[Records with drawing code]
◇ ◇ ◇

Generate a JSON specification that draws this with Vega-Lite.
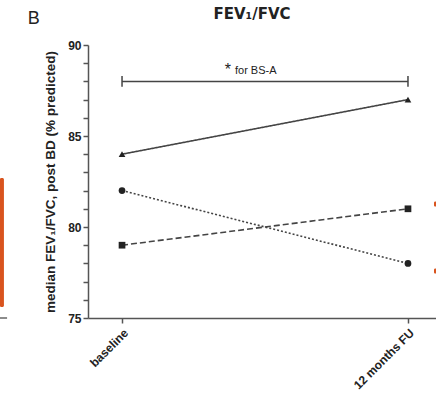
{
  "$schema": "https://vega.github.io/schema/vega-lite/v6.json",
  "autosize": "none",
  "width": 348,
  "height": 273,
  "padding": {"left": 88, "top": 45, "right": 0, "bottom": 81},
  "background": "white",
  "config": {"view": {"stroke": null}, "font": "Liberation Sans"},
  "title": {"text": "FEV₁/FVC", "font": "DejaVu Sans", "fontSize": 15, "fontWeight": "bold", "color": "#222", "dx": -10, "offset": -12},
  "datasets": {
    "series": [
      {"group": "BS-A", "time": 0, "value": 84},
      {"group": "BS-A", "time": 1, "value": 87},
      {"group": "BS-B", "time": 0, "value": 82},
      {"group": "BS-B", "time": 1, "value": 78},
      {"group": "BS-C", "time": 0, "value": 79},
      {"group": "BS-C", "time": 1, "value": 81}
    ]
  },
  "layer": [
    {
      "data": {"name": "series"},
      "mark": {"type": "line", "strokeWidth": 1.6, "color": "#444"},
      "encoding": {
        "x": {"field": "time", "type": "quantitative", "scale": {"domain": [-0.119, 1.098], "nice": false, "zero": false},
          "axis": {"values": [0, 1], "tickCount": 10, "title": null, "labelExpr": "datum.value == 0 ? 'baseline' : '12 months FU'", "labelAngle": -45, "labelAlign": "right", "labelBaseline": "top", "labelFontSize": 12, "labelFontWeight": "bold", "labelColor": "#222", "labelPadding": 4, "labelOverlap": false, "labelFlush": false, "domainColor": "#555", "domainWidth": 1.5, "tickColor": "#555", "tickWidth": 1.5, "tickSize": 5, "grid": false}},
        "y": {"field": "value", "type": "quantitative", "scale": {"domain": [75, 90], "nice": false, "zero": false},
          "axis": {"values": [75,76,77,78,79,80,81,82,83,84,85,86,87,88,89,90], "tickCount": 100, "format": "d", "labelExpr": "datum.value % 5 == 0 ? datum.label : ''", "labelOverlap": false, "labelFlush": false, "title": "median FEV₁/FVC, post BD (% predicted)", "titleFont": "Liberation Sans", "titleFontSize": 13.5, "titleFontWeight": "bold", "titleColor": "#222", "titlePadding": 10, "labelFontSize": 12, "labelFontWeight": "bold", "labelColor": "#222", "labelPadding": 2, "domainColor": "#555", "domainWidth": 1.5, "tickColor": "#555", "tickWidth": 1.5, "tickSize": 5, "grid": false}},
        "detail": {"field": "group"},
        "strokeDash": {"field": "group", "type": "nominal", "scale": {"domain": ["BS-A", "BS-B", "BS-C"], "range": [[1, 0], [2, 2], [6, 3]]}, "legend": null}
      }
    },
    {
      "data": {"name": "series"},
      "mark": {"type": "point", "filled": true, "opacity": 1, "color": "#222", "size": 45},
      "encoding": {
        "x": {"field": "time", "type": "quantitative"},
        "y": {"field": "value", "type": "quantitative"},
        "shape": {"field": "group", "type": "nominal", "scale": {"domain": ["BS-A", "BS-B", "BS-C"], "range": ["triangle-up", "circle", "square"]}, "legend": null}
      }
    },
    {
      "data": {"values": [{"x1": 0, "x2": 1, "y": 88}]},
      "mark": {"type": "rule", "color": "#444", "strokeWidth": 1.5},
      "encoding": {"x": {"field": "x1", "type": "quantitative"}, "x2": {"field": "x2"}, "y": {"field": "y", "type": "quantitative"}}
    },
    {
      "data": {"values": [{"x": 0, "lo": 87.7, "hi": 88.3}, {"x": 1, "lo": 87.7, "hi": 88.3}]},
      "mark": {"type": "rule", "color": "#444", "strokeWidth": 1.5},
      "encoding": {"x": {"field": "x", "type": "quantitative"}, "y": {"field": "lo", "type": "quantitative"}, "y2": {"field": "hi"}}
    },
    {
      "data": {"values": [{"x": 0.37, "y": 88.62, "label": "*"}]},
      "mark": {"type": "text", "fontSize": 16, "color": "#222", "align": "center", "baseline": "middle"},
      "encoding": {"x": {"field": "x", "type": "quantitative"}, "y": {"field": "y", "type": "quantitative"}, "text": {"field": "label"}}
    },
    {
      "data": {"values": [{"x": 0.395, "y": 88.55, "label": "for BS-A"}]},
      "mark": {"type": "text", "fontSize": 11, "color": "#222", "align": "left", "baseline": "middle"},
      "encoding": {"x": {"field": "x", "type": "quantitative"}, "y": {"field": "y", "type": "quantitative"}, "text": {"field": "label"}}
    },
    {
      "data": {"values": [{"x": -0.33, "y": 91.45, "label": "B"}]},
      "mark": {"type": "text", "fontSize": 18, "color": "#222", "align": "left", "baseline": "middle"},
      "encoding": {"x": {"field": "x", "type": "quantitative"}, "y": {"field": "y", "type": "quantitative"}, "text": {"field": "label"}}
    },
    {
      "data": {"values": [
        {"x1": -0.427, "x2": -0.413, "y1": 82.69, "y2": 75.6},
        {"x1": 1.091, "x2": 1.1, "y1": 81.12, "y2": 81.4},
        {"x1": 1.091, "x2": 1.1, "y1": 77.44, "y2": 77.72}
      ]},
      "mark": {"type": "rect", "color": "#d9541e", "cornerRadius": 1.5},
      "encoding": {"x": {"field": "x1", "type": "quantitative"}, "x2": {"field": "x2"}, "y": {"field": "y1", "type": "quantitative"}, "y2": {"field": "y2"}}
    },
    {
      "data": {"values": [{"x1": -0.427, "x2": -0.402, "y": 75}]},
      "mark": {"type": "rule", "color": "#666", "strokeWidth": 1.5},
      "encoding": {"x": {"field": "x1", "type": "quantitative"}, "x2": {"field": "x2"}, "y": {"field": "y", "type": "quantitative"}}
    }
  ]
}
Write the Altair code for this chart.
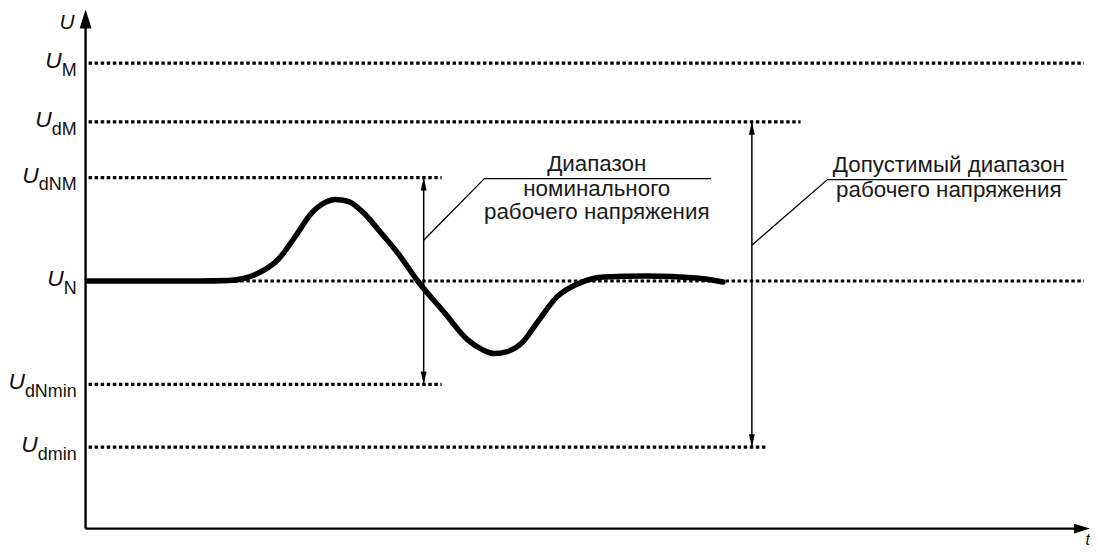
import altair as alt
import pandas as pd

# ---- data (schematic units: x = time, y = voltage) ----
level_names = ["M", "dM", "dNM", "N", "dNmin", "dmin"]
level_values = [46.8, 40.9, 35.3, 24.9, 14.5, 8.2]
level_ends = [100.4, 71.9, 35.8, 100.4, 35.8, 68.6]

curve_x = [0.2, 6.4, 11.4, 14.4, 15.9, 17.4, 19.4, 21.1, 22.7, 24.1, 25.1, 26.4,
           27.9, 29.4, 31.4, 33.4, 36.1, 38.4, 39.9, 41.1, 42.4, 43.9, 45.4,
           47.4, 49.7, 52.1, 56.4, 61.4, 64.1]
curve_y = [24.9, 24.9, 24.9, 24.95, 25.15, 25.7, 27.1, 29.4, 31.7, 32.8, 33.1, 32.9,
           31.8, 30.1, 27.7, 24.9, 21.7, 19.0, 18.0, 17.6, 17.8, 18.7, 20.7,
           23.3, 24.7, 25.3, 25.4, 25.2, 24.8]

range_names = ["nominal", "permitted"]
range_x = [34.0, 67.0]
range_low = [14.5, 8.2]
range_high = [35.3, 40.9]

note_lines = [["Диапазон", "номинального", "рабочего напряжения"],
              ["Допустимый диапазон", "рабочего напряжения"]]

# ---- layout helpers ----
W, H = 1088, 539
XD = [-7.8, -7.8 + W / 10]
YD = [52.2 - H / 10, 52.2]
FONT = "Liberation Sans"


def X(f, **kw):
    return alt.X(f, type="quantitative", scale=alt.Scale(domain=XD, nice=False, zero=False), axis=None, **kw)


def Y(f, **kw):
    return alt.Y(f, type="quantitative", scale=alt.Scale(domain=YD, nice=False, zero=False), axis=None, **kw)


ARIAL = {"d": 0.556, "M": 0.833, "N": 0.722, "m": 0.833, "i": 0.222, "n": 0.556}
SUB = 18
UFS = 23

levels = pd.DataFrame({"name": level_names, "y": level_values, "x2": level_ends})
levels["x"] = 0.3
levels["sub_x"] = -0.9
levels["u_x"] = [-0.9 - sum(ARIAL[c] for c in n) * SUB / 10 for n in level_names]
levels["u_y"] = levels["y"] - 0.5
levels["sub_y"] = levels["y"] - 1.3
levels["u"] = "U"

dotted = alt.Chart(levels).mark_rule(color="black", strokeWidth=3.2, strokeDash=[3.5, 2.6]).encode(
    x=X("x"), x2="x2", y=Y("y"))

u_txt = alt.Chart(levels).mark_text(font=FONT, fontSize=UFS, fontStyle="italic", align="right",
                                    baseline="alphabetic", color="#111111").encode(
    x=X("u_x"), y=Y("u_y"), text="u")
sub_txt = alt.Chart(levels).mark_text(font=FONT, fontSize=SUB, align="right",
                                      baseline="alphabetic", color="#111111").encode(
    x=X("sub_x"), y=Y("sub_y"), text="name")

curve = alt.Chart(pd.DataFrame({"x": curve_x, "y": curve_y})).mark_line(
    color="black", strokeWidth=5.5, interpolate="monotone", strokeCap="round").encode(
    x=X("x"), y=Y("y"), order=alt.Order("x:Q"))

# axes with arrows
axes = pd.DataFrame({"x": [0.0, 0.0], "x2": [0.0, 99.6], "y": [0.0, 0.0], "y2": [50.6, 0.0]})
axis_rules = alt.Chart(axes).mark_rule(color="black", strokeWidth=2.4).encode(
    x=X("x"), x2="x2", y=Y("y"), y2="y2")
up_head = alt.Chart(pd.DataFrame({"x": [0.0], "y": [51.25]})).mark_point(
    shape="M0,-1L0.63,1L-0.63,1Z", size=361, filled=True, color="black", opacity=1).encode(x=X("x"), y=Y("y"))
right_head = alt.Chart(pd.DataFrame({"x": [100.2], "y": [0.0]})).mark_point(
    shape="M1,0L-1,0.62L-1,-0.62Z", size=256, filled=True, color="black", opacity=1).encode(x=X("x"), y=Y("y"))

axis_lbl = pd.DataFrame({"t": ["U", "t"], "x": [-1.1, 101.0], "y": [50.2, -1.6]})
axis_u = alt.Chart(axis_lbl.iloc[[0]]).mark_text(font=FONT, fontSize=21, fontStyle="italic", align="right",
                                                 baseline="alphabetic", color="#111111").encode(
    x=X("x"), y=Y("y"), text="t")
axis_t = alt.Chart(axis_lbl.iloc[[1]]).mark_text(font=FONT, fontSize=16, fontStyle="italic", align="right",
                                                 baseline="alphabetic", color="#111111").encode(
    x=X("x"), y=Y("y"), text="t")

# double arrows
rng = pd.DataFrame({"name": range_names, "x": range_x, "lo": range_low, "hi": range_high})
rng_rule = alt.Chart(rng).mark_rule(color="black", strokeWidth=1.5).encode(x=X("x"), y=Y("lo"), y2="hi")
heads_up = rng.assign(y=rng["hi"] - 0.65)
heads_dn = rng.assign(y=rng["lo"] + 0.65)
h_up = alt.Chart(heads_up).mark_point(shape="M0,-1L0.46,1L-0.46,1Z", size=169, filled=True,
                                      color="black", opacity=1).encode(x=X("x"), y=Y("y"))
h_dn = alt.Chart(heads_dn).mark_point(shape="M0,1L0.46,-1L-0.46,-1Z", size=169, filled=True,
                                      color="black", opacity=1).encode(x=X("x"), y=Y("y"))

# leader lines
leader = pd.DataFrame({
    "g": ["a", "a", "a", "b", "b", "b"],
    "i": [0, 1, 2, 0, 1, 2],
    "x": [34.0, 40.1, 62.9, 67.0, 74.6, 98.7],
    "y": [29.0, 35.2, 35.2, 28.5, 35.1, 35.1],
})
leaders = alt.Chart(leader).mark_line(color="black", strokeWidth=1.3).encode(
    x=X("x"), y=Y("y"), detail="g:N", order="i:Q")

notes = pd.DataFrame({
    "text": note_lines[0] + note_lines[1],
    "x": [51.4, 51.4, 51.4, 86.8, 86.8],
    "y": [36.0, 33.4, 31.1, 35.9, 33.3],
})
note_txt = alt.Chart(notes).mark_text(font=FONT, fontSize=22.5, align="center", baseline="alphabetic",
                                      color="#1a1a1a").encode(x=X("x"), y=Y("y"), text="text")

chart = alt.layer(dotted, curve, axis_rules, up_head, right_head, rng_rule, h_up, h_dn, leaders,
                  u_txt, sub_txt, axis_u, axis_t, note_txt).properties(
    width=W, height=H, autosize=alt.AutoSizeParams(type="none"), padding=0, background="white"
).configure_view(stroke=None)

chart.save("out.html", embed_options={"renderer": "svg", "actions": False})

◇ ◇ ◇

• EXERCISE GOAL
Exactly the lines from the one with "Write the Altair code for this chart." through the one with "23.3, 24.7, 25.3, 25.4, 25.2, 24.8]" are to be reproduced, and no pictures with them.

• ANSWER TO THIS EXERCISE
Write the Altair code for this chart.
import altair as alt
import pandas as pd

# ---- data (schematic units: x = time, y = voltage) ----
level_names = ["M", "dM", "dNM", "N", "dNmin", "dmin"]
level_values = [46.8, 40.9, 35.3, 24.9, 14.5, 8.2]
level_ends = [100.4, 71.9, 35.8, 100.4, 35.8, 68.6]

curve_x = [0.2, 6.4, 11.4, 14.4, 15.9, 17.4, 19.4, 21.1, 22.7, 24.1, 25.1, 26.4,
           27.9, 29.4, 31.4, 33.4, 36.1, 38.4, 39.9, 41.1, 42.4, 43.9, 45.4,
           47.4, 49.7, 52.1, 56.4, 61.4, 64.1]
curve_y = [24.9, 24.9, 24.9, 24.95, 25.15, 25.7, 27.1, 29.4, 31.7, 32.8, 33.1, 32.9,
           31.8, 30.1, 27.7, 24.9, 21.7, 19.0, 18.0, 17.6, 17.8, 18.7, 20.7,
           23.3, 24.7, 25.3, 25.4, 25.2, 24.8]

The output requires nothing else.